On the other hand, the Gospel of St Mark was composed before all the eye-witnesses of the life of Jesus were dead. Hence we may see within what narrow 65limits the possible date of the compilation of the book is restricted. In all ways we are brought to the first years of calm which followed the war of Judea. Mark could not have been more than fifty-five years old.

According to all appearances, it was at Rome that Mark composed this first attempt at a Greek gospel, which, imperfect though it is, contains the essential outlines of the subject. Such is the old tradition, and there is nothing improbable in it. Rome was, after Syria, the headquarters of Christianity. Latinisms are more frequent in the little work of Mark than in any other of the New Testament writings. The biblical texts to which reference is made recall the Septuagint. Many details lead to the belief that the writer had in view readers who knew little of Palestine and Jewish customs. The express citations from the Old Testament made by the author himself may be reduced to one; the exegetical reasonings which characterise Matthew and even Luke are wanting in Mark; the name of the Law never drops from his pen. Nothing, in fact, obliges us to believe that this may be a work sensibly different from that of which the Presbyter Joannes in the first years of the second century said to Papias:—“The Presbyters still say this: Mark, become the interpreter of Peter, wrote exactly but without order all that he remembered of the words and actions of Christ.
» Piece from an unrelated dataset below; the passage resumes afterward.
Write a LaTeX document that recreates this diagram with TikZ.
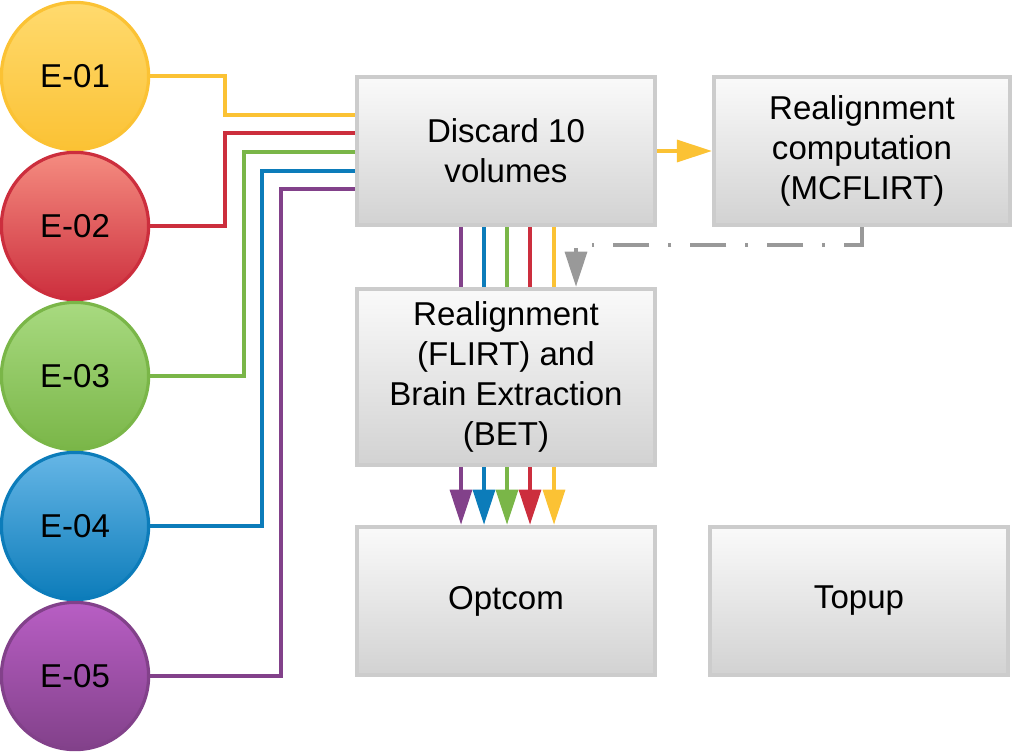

For he did not hear or follow the Lord; but later, as I have said, he followed Peter, who made his didascalies according to the necessities of the moment, and not as if he wished to prepare a methodical statement of the discourses of the Lord; hence Mark is in no way to be blamed if he has thus written down but a small number of details, such as he remembered them. He had but one concern, to omit nothing that he had heard, and to let nothing pass that was false.”